Pages

Thursday, May 26, 2011

Fake dating

Well, the New York Times has done it again. I'm quite certain that I should avoid sipping my coffee when I venture onto their Fashion and Style page. My computer would probably fail to operate, as the coffee would likely land on the keyboard in my shock.

So, what is it this time?

"Cloud Girlfriend" -- a new website that allows users to create a fake profile in order to find other people with fake profiles to begin a fake relationship, with the thought that perhaps the fake relationship could become real.

No, I'm not kidding.

From the story:



The new incarnation of the company raises interesting questions: Can two consciously misrepresented people flirt privately and rewardingly? And can that experience blossom into a relationship?

The online gaming world indicates there’s potential. Mr. Fuhriman has described the site’s current iteration as a combination of Match.com and Second Life, an online role-playing game wherein users create avatars — idealized selves — to navigate virtual worlds. Players in such games have fallen in love and even married.

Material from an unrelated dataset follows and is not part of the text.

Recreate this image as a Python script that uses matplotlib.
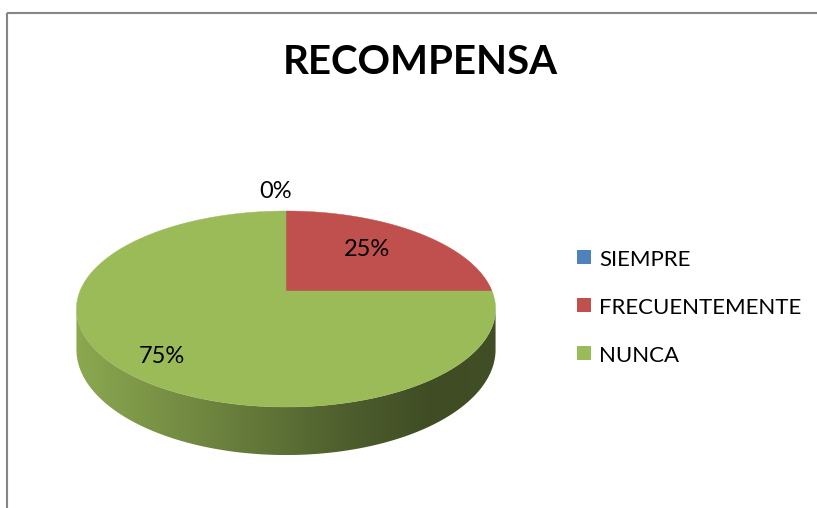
import numpy as np
import matplotlib
matplotlib.use("Agg")
import matplotlib.pyplot as plt
from matplotlib.patches import Polygon, Rectangle
from matplotlib.colors import to_rgb

# ---- data ----
title = "RECOMPENSA"
categories = ["SIEMPRE", "FRECUENTEMENTE", "NUNCA"]
values = [0, 25, 75]
pct_labels = ["0%", "25%", "75%"]
colors = ["#4F81BD", "#C0504D", "#9BBB59"]

plt.rcParams['font.family'] = ['Lato', 'DejaVu Sans']

W, H = 817, 508
fig = plt.figure(figsize=(W / 100, H / 100), dpi=100)
ax = fig.add_axes([0, 0, 1, 1])
ax.set_xlim(0, W)
ax.set_ylim(H, 0)
ax.axis('off')

# chart-area border (extends past the right/bottom edges)
ax.add_patch(Rectangle((7, 13), 900, 600, fill=False, edgecolor='#868686',
                       linewidth=1.5, zorder=0))

# ---- perspective 3D pie geometry ----
cx, cy = 286, 291
A, B, k = 206, 94.7, 0.1837
T = 39.2


def proj(theta_deg, r=1.0, drop=0.0):
    t = np.radians(theta_deg)
    u = r * np.cos(t)
    v = r * np.sin(t)
    w = 1 + k * v
    return cx + A * u / w, cy - B * v / w + drop * T / w


thL = 180 + np.degrees(np.arcsin(k))
thR = 360 - np.degrees(np.arcsin(k))

total = float(sum(values))
start = 90.0
spans = []
for v in values:
    ext = 360.0 * v / total
    spans.append((start - ext, start))
    start -= ext


def side_color(x, base):
    xL, xR = proj(thL)[0], proj(thR)[0]
    f = np.clip((x - xL) / (xR - xL), 0, 1)
    fs = np.array([0.0, 0.3, 0.65, 0.85, 1.0])
    ms = np.array([0.90, 0.72, 0.50, 0.41, 0.42])
    m = np.interp(f, fs, ms)
    return np.outer(m, np.array(to_rgb(base)))

# sides
for (a0, a1), col, v in zip(spans, colors, values):
    if v <= 0:
        continue
    for sh in (-360, 0, 360):
        lo = max(a0 + sh, thL)
        hi = min(a1 + sh, thR)
        if hi <= lo:
            continue
        th = np.linspace(lo, hi, 200)
        xt, yt = proj(th)
        xb, yb = proj(th, drop=1.0)
        poly = np.vstack([np.column_stack([xt, yt]),
                          np.column_stack([xb[::-1], yb[::-1]])])
        patch = Polygon(poly, closed=True, facecolor='none', edgecolor='none')
        ax.add_patch(patch)
        xs = np.linspace(poly[:, 0].min(), poly[:, 0].max(), 500)
        img = side_color(xs, col)[None, :, :]
        im = ax.imshow(img, extent=[xs[0], xs[-1], poly[:, 1].max(), poly[:, 1].min()],
                       aspect='auto', zorder=1, interpolation='bilinear')
        im.set_clip_path(patch)

# top faces
for (a0, a1), col, v in zip(spans, colors, values):
    if v <= 0:
        continue
    th = np.linspace(a1, a0, 300)
    xt, yt = proj(th)
    pts = np.vstack([[proj(0, r=0.0)], np.column_stack([xt, yt])])
    ax.add_patch(Polygon(pts, closed=True, facecolor=col, edgecolor=col,
                         linewidth=0.3, zorder=2))

# data labels
label_r = [1.31, 0.60, 0.78]
label_off = [(-10, 0), (0, -4), (2, 7)]
for (a0, a1), lab, r, (dx, dy) in zip(spans, pct_labels, label_r, label_off):
    mid = (a0 + a1) / 2
    x, y = proj(mid, r=r)
    ax.text(x + dx, y + dy, lab, ha='center', va='center', fontsize=17,
            color='black', zorder=5)

# title
ax.text(420, 74, title, ha='center', va='baseline', fontsize=29,
        fontweight='bold', color='black')

# legend
for i, (cat, col) in enumerate(zip(categories, colors)):
    top = 250 + 48 * i
    ax.add_patch(Rectangle((577, top), 14, 14, facecolor=col, edgecolor='none'))
    ax.text(599, top + 16, cat, ha='left', va='baseline', fontsize=16,
            color='black')

fig.savefig('out.png', dpi=100)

Sarah Smith-Robbins, a professor at Indiana University specializing in social media, said that because avatars are highly customizable forms of self-expression, other players can infer things about the player’s true personality from them.

Relationships starting with total fabrication could succeed, she guessed, but perhaps not often in meaningful ways.

“It’s going to be the equivalent of a nightclub,” she said, adding, “Maybe you hit it off, and you go home together, but the next day it’s a completely different world.”

It looks like this new venture into online dating has completely missed the magic ingredient of a relationship -- two human persons. How can there possibly be a relationship in which two people are knowingly and willingly attempting to be someone else? But the website's promo video advises, "Feel free to be creative. Remember, you're creating the ultimate you."

There is inherent risk and vulnerability in a real life relationship. Difficult? Certainly. But to take this important ingredient out is to ensure that one's "relationship" will be meaningless, unfulfilling and ultimately degrading. Instead of a relationship that affirms the value of both people, this website can't help but enhance a lack of confidence in who one truly is. And if we can't find ourselves except in a sincere gift of ourselves, and if we can't give of ourselves unless we have an awareness of who we are and what we are giving, then how can a site like this be anything but a dead end street, walking us right into heartache, disappointment and futility?

The logic of "Cloud Girlfriend" is a far cry from the beauty of "Love and Responsibility," in which the future John Paul II ponders the dignity of the human person and how this inherent beauty and goodness can be best affirmed in a loving, chaste relationship. After all, a person can only be loved and never used as an object.